Le 24 novembre, le metteur en scène Dan Jemmet présentait sur la scène de la Maison des Arts du Léman sa dernière création, une adaptation de la Nuit des Rois. Shake suit avec malice les caractéristiques typiques du théâtre de William Shakespeare : interprétations multiples, quiproquos, ambiguïté, travestissement. La mise en scène est moderne, détonante, audacieuse, culottée, mais ne perd jamais le fil. Du grand Shake…Speare !

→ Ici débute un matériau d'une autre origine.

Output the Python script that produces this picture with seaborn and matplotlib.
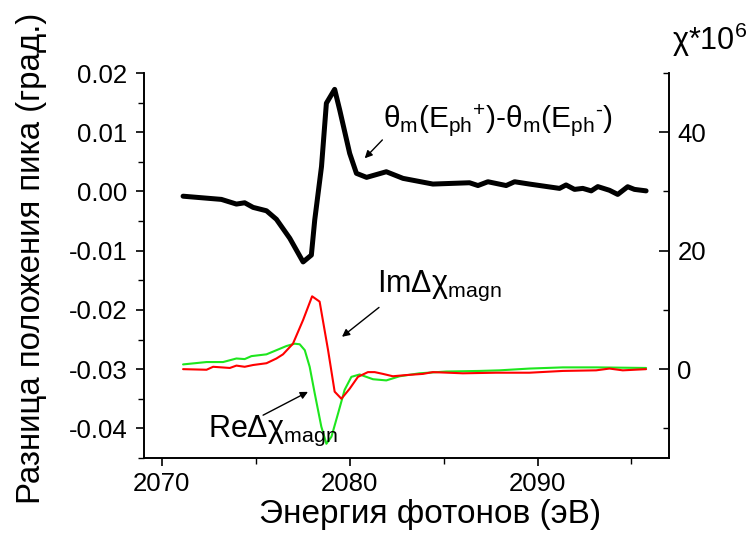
import matplotlib
matplotlib.use("Agg")
import matplotlib.pyplot as plt
from matplotlib.ticker import MultipleLocator
import seaborn as sns

# Peak-position difference (left axis, degrees)
theta_energy = [2071.13, 2073.17, 2073.97, 2074.41, 2074.86, 2075.57, 2076.10, 2076.81,
                2077.52, 2077.96, 2078.14, 2078.50, 2078.76, 2079.20, 2079.47, 2080.00,
                2080.36, 2080.90, 2081.95, 2082.84, 2084.43, 2086.38, 2086.83, 2087.36,
                2088.33, 2088.78, 2089.57, 2091.17, 2091.52, 2091.97, 2092.41, 2092.86,
                2093.21, 2093.83, 2094.27, 2094.80, 2095.16, 2095.78]
theta_diff = [-0.0008, -0.00134, -0.00213, -0.00191, -0.00269, -0.00326, -0.0047, -0.0079,
              -0.0119, -0.01074, -0.0048, 0.0042, 0.0149, 0.01724, 0.01375, 0.00643,
              0.00306, 0.00238, 0.00333, 0.00221, 0.00125, 0.00147, 0.0010, 0.00164,
              0.0010, 0.00164, 0.00125, 0.00052, 0.0011, 0.00035, 0.00052, 0.0001,
              0.00082, 0.0002, -0.0005, 0.0008, 0.00035, 0.0001]

# Imaginary part of magnetic susceptibility change (right axis, x1e6)
im_energy = [2071.13, 2072.38, 2072.73, 2073.62, 2073.97, 2074.41, 2074.86, 2075.57,
             2076.10, 2076.45, 2076.98, 2077.52, 2078.00, 2078.40, 2078.85, 2079.20,
             2079.56, 2080.00, 2080.44, 2080.97, 2081.33, 2081.77, 2082.30, 2083.00,
             2083.90, 2084.43, 2086.03, 2087.80, 2089.57, 2091.35, 2093.12, 2093.83,
             2094.54, 2095.78]
im_chi = [0.0, -0.1, 0.4, 0.2, 0.6, 0.4, 0.7, 1.0,
          1.8, 2.5, 4.3, 8.3, 12.3, 11.4, 3.2, -3.8,
          -5.0, -3.3, -1.3, -0.5, -0.5, -0.8, -1.2, -1.0,
          -0.8, -0.5, -0.7, -0.6, -0.6, -0.3, -0.2, 0.1,
          -0.2, 0.0]

# Real part of magnetic susceptibility change (right axis, x1e6)
re_energy = [2071.13, 2072.38, 2073.26, 2073.97, 2074.41, 2074.77, 2075.57, 2076.10,
             2076.63, 2077.07, 2077.34, 2077.61, 2077.87, 2078.14, 2078.49, 2078.76,
             2079.03, 2079.38, 2079.73, 2080.09, 2080.53, 2081.24, 2081.95, 2082.66,
             2083.72, 2085.14, 2086.91, 2087.98, 2089.57, 2091.35, 2093.12, 2095.78]
re_chi = [0.8, 1.2, 1.2, 1.8, 1.7, 2.2, 2.5, 3.2,
          3.9, 4.3, 4.2, 3.2, 0.4, -4.1, -9.7, -12.6,
          -11.4, -7.5, -3.5, -1.3, -0.9, -1.7, -1.9, -1.2,
          -0.7, -0.4, -0.3, -0.2, 0.1, 0.3, 0.3, 0.2]

x_ticks = [2070, 2080, 2090]
left_ticks = [0.02, 0.01, 0.00, -0.01, -0.02, -0.03, -0.04]
left_ticklabels = ["0.02", "0.01", "0.00", "-0.01", "-0.02", "-0.03", "-0.04"]
right_ticks = [0, 20, 40]

sns.set_style("ticks")
plt.rcParams["font.family"] = ["Liberation Sans", "DejaVu Sans"]
plt.rcParams["mathtext.default"] = "regular"
plt.rcParams["text.color"] = "black"
plt.rcParams["axes.labelcolor"] = "black"
plt.rcParams["xtick.color"] = "black"
plt.rcParams["ytick.color"] = "black"

fig = plt.figure(figsize=(7.53, 5.35), dpi=100)
W, H = 753, 535
ax = fig.add_axes([144 / W, 1 - 458 / H, (669 - 144) / W, (458 - 73) / H])
ax2 = ax.twinx()

sns.lineplot(x=theta_energy, y=theta_diff, ax=ax, color="black", lw=3.6, estimator=None)
sns.lineplot(x=re_energy, y=re_chi, ax=ax2, color="#1ee61e", lw=1.5, estimator=None)
sns.lineplot(x=im_energy, y=im_chi, ax=ax2, color="#ff0000", lw=1.5, estimator=None)

ax.set_xlim(2069.05, 2097.0)
ax.set_ylim(-0.045, 0.02)
ax2.set_ylim(-15, 50)

ax.set_xticks(x_ticks)
ax.set_xticklabels([str(t) for t in x_ticks])
ax.xaxis.set_minor_locator(MultipleLocator(5))
ax.set_yticks(left_ticks)
ax.set_yticklabels(left_ticklabels)
ax.yaxis.set_minor_locator(MultipleLocator(0.005))
ax2.set_yticks(right_ticks)
ax2.set_yticklabels([str(t) for t in right_ticks])
ax2.yaxis.set_minor_locator(MultipleLocator(10))

for a in (ax, ax2):
    a.spines["top"].set_visible(False)
    for s in a.spines.values():
        s.set_linewidth(1.2)
        s.set_color("black")

ax.tick_params(axis="both", which="major", direction="out", length=6, width=1.2,
               labelsize=18.5, pad=5)
ax.tick_params(axis="y", which="major", pad=6)
ax.tick_params(axis="x", which="major", pad=4)
ax.tick_params(axis="both", which="minor", direction="out", length=4, width=1.0)
ax.tick_params(axis="y", which="both", right=False)
ax2.tick_params(axis="y", which="major", direction="in", length=7, width=1.2,
                labelsize=18.5, pad=6)
ax2.tick_params(axis="y", which="minor", direction="in", length=4, width=1.0)

ax.set_xlabel("Энергия фотонов (эВ)", fontsize=24)
ax.xaxis.label.set_va("baseline")
ax.xaxis.set_label_coords((430 - 144) / 525, (458 - 523) / 385)
ax.set_ylabel("Разница положения пика (град.)", fontsize=23.8)
ax.yaxis.label.set_va("center")
ax.yaxis.set_label_coords((32 - 144) / 525, (458 - 258) / 385)
ax2.set_ylabel("")

fig.text(672 / W, 1 - 50 / H, r"$\chi$*10$^{6}$", fontsize=22, ha="left", va="baseline")

arrow = dict(arrowstyle="-|>", color="black", lw=1.0, mutation_scale=11, shrinkA=0, shrinkB=0)

ax.text(2081.76, 0.0107, "$\\theta_{m}({E_{ph}}^{+})$-$\\theta_{m}({E_{ph}}^{\u2010})$",
        fontsize=21.5, ha="left", va="baseline")
ax.annotate("", xy=(2080.8, 0.0056), xytext=(2081.74, 0.0087), arrowprops=arrow)

ax2.text(2081.44, 13.0, r"Im$\Delta\chi_{magn}$", fontsize=22, ha="left", va="baseline")
ax2.annotate("", xy=(2079.59, 5.46), xytext=(2081.56, 10.42), arrowprops=arrow)

ax2.text(2072.45, -11.4, r"Re$\Delta\chi_{magn}$", fontsize=22, ha="left", va="baseline")
ax2.annotate("", xy=(2077.78, -3.83), xytext=(2075.39, -7.77), arrowprops=arrow)

fig.savefig("out.png", dpi=100)
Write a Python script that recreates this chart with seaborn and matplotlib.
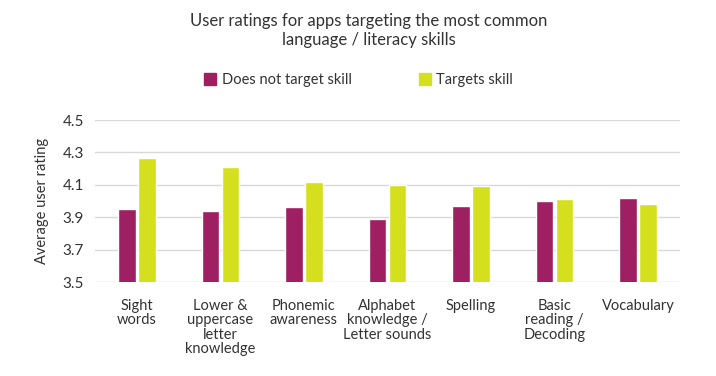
import matplotlib
matplotlib.use("Agg")
import matplotlib.pyplot as plt
import seaborn as sns
import pandas as pd
from matplotlib.lines import Line2D

categories = ["Sight\nwords", "Lower &\nuppercase\nletter\nknowledge", "Phonemic\nawareness",
              "Alphabet\nknowledge /\nLetter sounds", "Spelling", "Basic\nreading /\nDecoding", "Vocabulary"]
does_not_target = [3.95, 3.94, 3.96, 3.89, 3.97, 4.00, 4.02]
targets = [4.265, 4.21, 4.12, 4.10, 4.09, 4.01, 3.98]
series_names = ["Does not target skill", "Targets skill"]
yticks = [3.5, 3.7, 3.9, 4.1, 4.3, 4.5]

colors = ["#9E1F62", "#D4DF1E"]
text_color = "#333333"

df = pd.DataFrame({
    "skill": categories * 2,
    "rating": does_not_target + targets,
    "group": [series_names[0]] * len(categories) + [series_names[1]] * len(categories),
})

sns.set_theme(style="white")
plt.rcParams["font.family"] = ["Lato", "DejaVu Sans"]

fig = plt.figure(figsize=(7.16, 3.76), dpi=100)
ax = fig.add_axes([95 / 716, 1 - 282 / 376, (680 - 95) / 716, (282 - 120) / 376])

sns.barplot(data=df, x="skill", y="rating", hue="group", palette=colors,
            width=0.48, gap=0.12, ax=ax, legend=False, saturation=1)

ax.set_ylim(3.5, 4.5)
ax.set_yticks(yticks)
ax.set_yticklabels([f"{v:.1f}" for v in yticks], fontsize=11, color=text_color)
ax.yaxis.grid(True, color="#d9d9d9", linewidth=1)
ax.set_axisbelow(True)
for s in ax.spines.values():
    s.set_visible(False)
ax.tick_params(axis="x", length=0, pad=12)
ax.tick_params(axis="y", length=0, pad=8)
ax.set_xlabel("")
ax.set_ylabel("Average user rating", fontsize=10.5, color=text_color, labelpad=10)
for lbl in ax.get_xticklabels():
    lbl.set_fontsize(10.5)
    lbl.set_color(text_color)
    lbl.set_linespacing(1.05)
    lbl.set_verticalalignment("top")

fig.text(0.515, 0.965, "User ratings for apps targeting the most common\nlanguage / literacy skills",
         ha="center", va="top", fontsize=12, color=text_color, linespacing=1.25)

handles = [Line2D([0], [0], marker="s", linestyle="", markersize=8, color=c) for c in colors]
fig.legend(handles, series_names, loc="center", bbox_to_anchor=(0.5, 1 - 80 / 376), ncol=2,
           frameon=False, fontsize=10.5, handletextpad=0.3, columnspacing=4.5,
           labelcolor=text_color, handlelength=1.0)

fig.savefig("out.png", dpi=100)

A l’origine de cette pièce est un triangle amoureux. Le point central est Viola – travestie en homme et adoptant le nom de Césario pour tenter de retrouver son frère jumeau perdu pendant un naufrage en mer. Césario est missionné par le Duc Orsino d’aller plaider son amour auprès de la Comtesse Olivia qui a repoussé ses avances. Mais Olivia tombe sous le charme de Césario/Viola, elle-même en amour pour Orsino. La mélodie des sentiments est mal orchestrée. Seul le retour de Sebastien, frère jumeau de Viola apportera la fin espérée à ce quiproquo amoureux.Dans un tel méli mélo de sentiments, Dan Jemmet s’en est donné à coeur joie pour offrir un spectacle au rythme fou et à l’humour percutant.
Cinq comédiens se partagent les dix-sept personnages de la pièce, offrant une belle galerie de personnages: la comtesse en deuil, un duc transi d’amour sous ces airs de macho, des sirs saouls et farceurs, un intendant fier et naïf, une poupée ventriloque et un bouffon philosophe qui raconte des blagues à la Thommy Cooper sur un ton cynique. La véracité des personnages est solide tant l’interprétation des comédiens est virtuose et juste. Antonio Gil Martinez campe tour à tour le Duc Orsino et l’intendant fantasque. Vincent Berger interprète Sir Toby et Sir Andrew, au phrasé et manières populaires. Et le travestissement, thème central de la pièce de Shakespeare trouve éloge dans l’incarnation de Césario et Viola par Delphine Cogniard.
Des cabines de bains de la plage de Brighton d’où les personnages apparaissent et disparaissent servent de décor et d’accessoire à la fantaisie. La porte de la cabine du bouffon Fest le Fou s’ouvre à dose bien rythmée et anime la pièce de la musique de son tourne-disque. Les comédiens font des entrées fracassantes et des sorties qui se voulaient dignes mais qui s’avèrent burlesques. De cette mince limite entre le sérieux et la comédie finement maîtrisé est issu ce sourire permanent que nous procure cette pièce. Et quand la limite est généreusement franchie le public se laisse aller en rires sincères à la folie et excentricité des scènes, des personnages et des musiques qui transforment alors le théâtre bondé en grand music-hall.